If you’ve read my blog long enough, you know that one of my favorite types of cheese is goat cheese. What you probably didn’t know is that my favorite wine varietal is pinot noir. So, it would only make sense to combine the two in order to make something doubly awesome, right? Right.
Pinot noir and goat cheese pair beautifully together, and I often indulge in the combination. After going to a friend’s and having burgers with cabernet onions & cheddar, I thought about how it would only make sense to combine my favorite wine and one of my favorite cheeses (can anyone pick a favorite, really?) into a burger, too.
I used bison as the basis of the burger because it’s flavorful but still healthy and lean. Buffalo are always grass-fed, which is nice, since Americans these days are walking tortilla chips, thanks to all the corn byproducts in…err, everything. If you want to know a little more about bison, check out Jenn’s post here. I seasoned the bison pretty simply for a couple reasons: to actually taste bison, and so the onions and goat cheese didn’t have to compete with other strong flavors.

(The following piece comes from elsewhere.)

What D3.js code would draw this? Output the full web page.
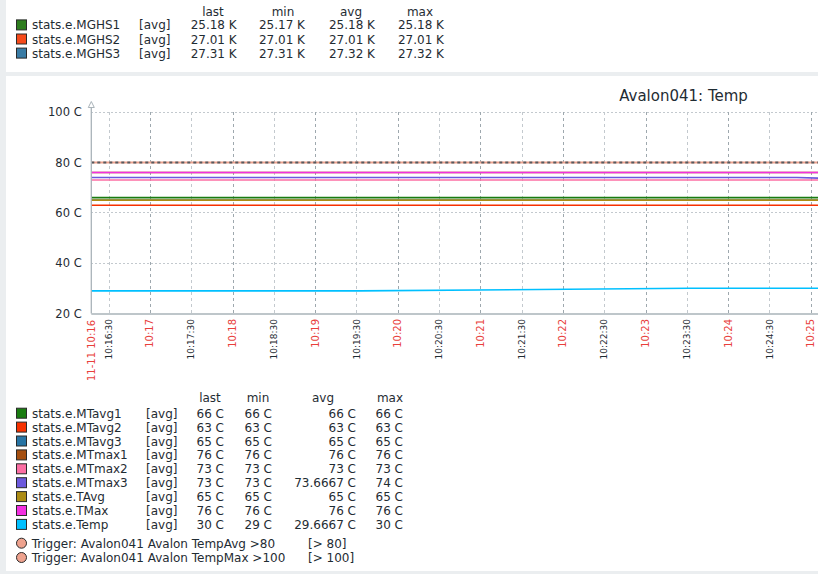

I love caramelized onions. Loooooove them. As you know, my palate has changed quite a bit over the years, and one of the things I’ve grown to love are onions. I’m still not a big fan of them raw (a little too pungent for me), but they turn into something completely different when caramelized or roasted. One of the coolest things about cooking to me is how properties of ingredients can shift so much. If you’ve ever whipped a solitary egg white into an entire bowl of meringue, you know what I mean.

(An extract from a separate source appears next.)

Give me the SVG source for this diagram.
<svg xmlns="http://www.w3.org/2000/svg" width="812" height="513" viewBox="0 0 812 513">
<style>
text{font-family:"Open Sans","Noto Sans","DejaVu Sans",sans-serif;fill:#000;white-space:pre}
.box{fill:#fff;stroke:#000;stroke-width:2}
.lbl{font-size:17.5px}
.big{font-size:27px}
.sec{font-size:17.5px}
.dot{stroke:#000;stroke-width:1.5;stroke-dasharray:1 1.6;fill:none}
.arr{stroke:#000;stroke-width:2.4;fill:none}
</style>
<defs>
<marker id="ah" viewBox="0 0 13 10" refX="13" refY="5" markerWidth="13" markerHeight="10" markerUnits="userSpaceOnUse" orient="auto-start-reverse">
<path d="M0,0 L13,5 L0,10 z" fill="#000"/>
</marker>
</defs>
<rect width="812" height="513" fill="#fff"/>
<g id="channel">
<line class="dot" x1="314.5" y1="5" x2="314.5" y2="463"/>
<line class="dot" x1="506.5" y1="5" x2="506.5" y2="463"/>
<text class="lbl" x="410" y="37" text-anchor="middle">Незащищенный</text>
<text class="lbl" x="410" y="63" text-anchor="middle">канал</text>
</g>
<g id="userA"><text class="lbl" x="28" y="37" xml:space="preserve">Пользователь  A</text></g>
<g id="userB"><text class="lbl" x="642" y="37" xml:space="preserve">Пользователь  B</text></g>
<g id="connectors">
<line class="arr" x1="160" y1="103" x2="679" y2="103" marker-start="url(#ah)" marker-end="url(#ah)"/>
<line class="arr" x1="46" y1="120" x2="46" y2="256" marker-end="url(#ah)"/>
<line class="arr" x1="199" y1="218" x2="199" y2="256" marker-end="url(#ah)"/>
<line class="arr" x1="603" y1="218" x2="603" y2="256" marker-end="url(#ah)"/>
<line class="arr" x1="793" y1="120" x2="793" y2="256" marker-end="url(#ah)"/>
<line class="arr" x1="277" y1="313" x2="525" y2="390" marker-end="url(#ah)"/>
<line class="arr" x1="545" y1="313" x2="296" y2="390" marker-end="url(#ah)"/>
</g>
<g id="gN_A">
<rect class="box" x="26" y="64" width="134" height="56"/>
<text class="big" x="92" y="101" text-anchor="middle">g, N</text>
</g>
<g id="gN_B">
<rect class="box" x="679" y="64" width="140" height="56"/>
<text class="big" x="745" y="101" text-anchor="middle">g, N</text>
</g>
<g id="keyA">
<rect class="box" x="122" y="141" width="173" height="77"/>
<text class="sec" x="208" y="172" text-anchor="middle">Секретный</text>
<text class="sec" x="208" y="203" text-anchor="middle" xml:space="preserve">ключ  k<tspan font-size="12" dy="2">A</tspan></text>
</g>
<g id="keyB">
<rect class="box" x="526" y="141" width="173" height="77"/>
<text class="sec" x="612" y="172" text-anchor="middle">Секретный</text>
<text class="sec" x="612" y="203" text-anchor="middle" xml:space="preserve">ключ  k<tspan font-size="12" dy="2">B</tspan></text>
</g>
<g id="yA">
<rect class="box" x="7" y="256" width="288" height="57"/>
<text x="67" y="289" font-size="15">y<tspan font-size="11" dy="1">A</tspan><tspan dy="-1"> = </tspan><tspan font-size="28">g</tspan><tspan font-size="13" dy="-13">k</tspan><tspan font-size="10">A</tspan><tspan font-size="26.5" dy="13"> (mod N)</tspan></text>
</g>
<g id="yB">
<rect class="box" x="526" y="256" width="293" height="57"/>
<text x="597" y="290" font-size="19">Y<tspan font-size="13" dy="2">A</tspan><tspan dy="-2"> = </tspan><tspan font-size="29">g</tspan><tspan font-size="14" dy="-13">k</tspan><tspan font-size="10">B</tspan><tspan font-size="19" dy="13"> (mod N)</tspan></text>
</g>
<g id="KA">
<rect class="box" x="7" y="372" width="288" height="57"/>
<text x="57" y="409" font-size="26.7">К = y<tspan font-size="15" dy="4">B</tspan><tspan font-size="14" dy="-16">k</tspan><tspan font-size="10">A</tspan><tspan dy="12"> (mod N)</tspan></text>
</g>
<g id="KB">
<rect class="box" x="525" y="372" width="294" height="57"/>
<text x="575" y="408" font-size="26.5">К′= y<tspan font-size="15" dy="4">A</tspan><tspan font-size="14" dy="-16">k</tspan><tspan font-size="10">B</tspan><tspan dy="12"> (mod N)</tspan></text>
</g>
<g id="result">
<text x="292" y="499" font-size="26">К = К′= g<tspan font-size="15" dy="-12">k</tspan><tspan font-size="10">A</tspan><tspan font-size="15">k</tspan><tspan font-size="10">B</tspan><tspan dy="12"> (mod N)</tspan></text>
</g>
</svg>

The hardest (and by that, I mean, most time-consuming) part of this recipe is caramelizing the onions, and you can do that the day before if you want. Otherwise, this comes together so easily and is a nice alternative to your traditional cheeseburger.
Bison Burgers with Pinot Noir Onions and Goat Cheese
Printer Friendly Recipe
1 large vidalia onion, sliced
1 sprig thyme
1 Tbsp. olive oil, plus additional for cooking burgers
2/3 cup pinot noir
1 lb. ground bison
1 tsp. Worcestershire sauce
2 Tbsp. chopped parsley
2 cloves garlic, finely minced or pressed
salt and pepper
1 small (4 oz) log of goat cheese
4 split hamburger buns
In a heavy bottomed skillet, heat the oil over medium heat. Add the onions and the thyme. Reduce the heat to medium low and cook with a pinch of salt until the onions are soft golden brown, about 25 minutes, stirring occasionally. Pluck out the thyme sprig (if you used the whole thing…I do that because I’m lazy) and then increase the heat to medium-high. Add the wine and cook until it’s almost completely absorbed, about 5-10 minutes.

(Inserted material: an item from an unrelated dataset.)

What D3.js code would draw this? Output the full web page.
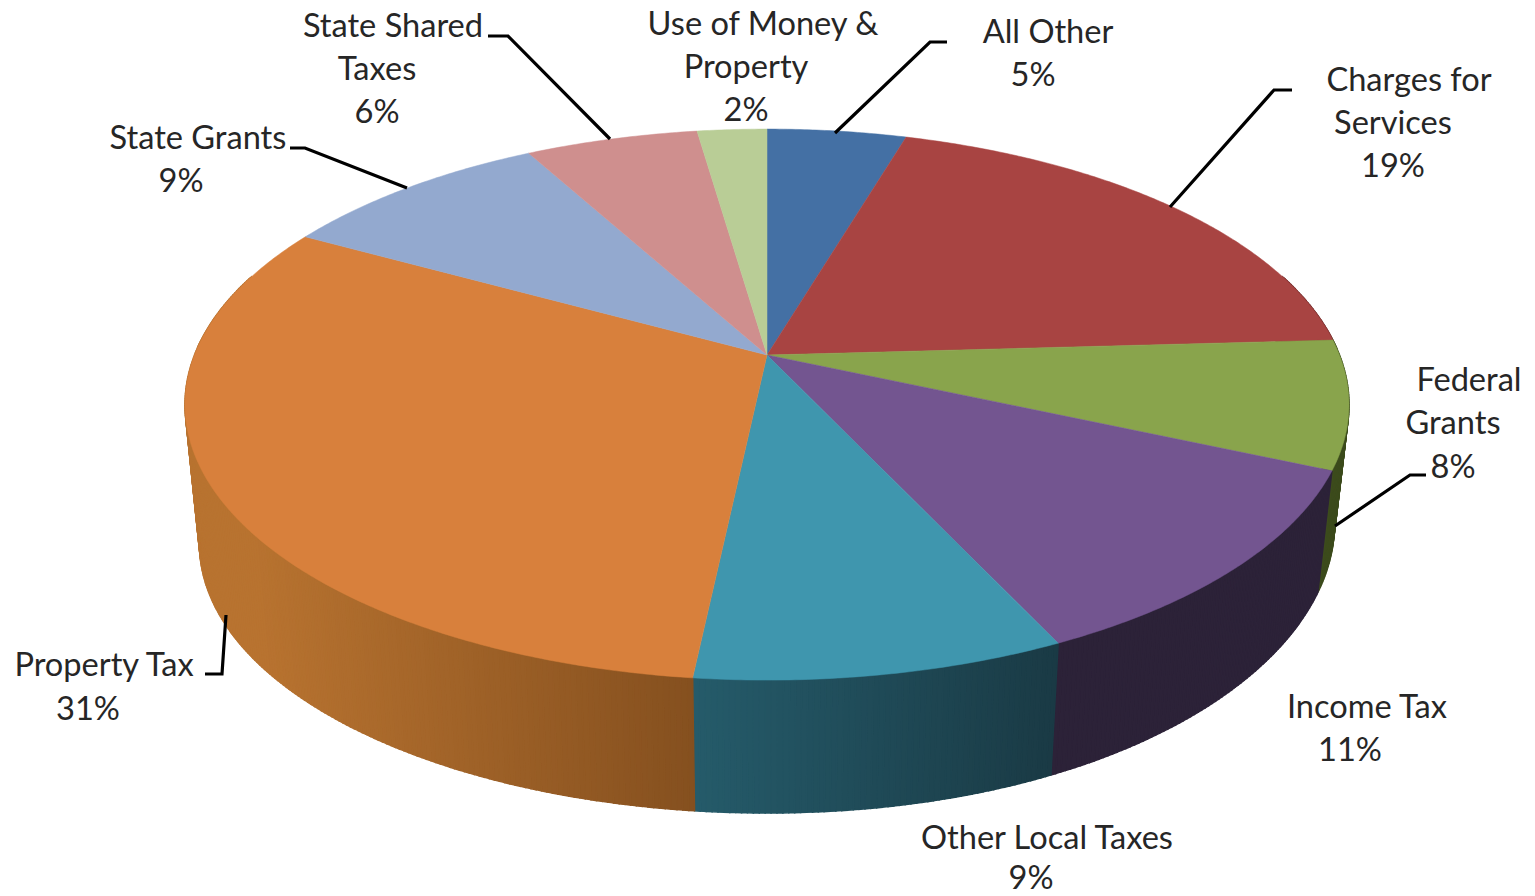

Meanwhile, lightly mix together the bison, Worcestershire, parsley, garlic and salt and pepper. Form into 4 patties (I like to salt and pepper them on each side, again) and cook them however you like–grill, broil, pan fry (I used my cast iron skillet), about 2 minutes per side for medium rare.
Broil or toast the buns with the goat cheese on them. Serve the burgers on the toasted buns with the onions.